The ‘Erie School of Engineering’
“The Erie Canal was the first major infrastructure project in the history of America,” says Derrick Pratt, museum educator at the Erie Canal Museum. But the first challenge to building the Erie Canal was that the United States didn’t have a single college of engineering or any native-born engineers.
“They tried to hire European engineers, but they were either too busy, too expensive or didn’t want any part of this audacious scheme to cut through what was wilderness at the time to get from the Hudson River to the Great Lakes,” says Pratt.
So the Canal Commissioners had no choice but to hire an amateur crew of self-taught local engineers that included a few inexperienced surveyors and at least one local math teacher. The two chief engineers were Benjamin Wright and James Geddes, lawyers by trade who learned how to survey by prosecuting land disputes.

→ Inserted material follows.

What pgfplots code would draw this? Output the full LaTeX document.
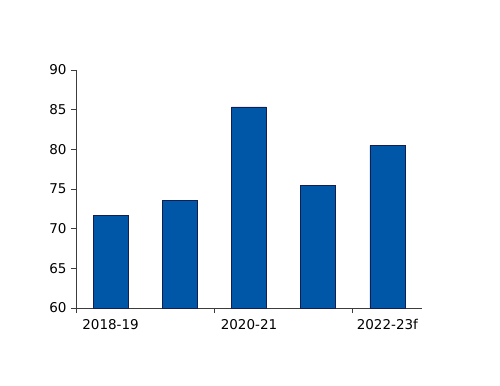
\documentclass[border=0pt]{standalone}
\usepackage{fontspec}
\setmainfont{DejaVu Sans}
\usepackage{pgfplots}
\pgfplotsset{compat=1.18}
\definecolor{barblue}{RGB}{0,87,168}
\definecolor{barline}{RGB}{20,30,80}
\definecolor{axisgray}{RGB}{60,60,60}
\begin{document}
\begin{tikzpicture}
\path[use as bounding box] (-76bp,-78bp) rectangle (424bp,308bp);
\begin{axis}[
  at={(0,0)}, anchor=south west,
  scale only axis,
  width=346bp, height=238bp,
  xmin=-0.5, xmax=4.5,
  ymin=60, ymax=90,
  ytick={60,65,...,90},
  xtick={-0.5,1.5,3.5},
  xticklabels={},
  extra x ticks={0,2,4},
  extra x tick labels={2018-19,2020-21,2022-23f},
  extra x tick style={major tick length=0pt, xticklabel style={yshift=-8bp}},
  axis lines=left,
  axis line style={-, draw=axisgray, line width=0.8pt},
  tick align=outside,
  major tick length=5bp,
  tick style={draw=axisgray, line width=0.8pt},
  /pgf/number format/assume math mode=true,
  tick label style={font=\fontsize{13.5bp}{15bp}\selectfont, text=black},
  yticklabel style={xshift=-1bp},
  clip=false,
]
\addplot[ybar, bar width=35bp, fill=barblue, draw=barline, line width=0.6pt]
  coordinates {(0,71.65) (1,73.55) (2,85.35) (3,75.45) (4,80.5)};
\end{axis}
\end{tikzpicture}
\end{document}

Wright sent his assistant, a young man named Canvass White, to spend a year in England to learn everything he could about locks, the brilliant method first conceived by Leonardo Da Vinci for raising and lowering boats to accommodate changes in elevation.
Returning to America, White helped make a key discovery. Lock construction, as well as aqueducts, required something called hydraulic cement, a type of masonry mortar that hardened and remained stiff underwater. But the only hydraulic cement at the time came from Europe and was wildly expensive to ship. After some experimentation, White and a colleague named Andrew Barstow identified a local source of limestone that when properly pulverized and burned, produced a lime that could be used to make hydraulic cement cheaply and abundantly.
The men who rose to engineering positions on the Erie Canal—including some who began the project with an axe in their hands clearing trees—became known as graduates of the “Erie School of Engineering” and lent their hard-won expertise to the next century of American expansion and innovation. An actual school of engineering, now the Rensselaer Polytechnic Institute, was founded in 1824 in Troy, New York, right alongside the Erie Canal.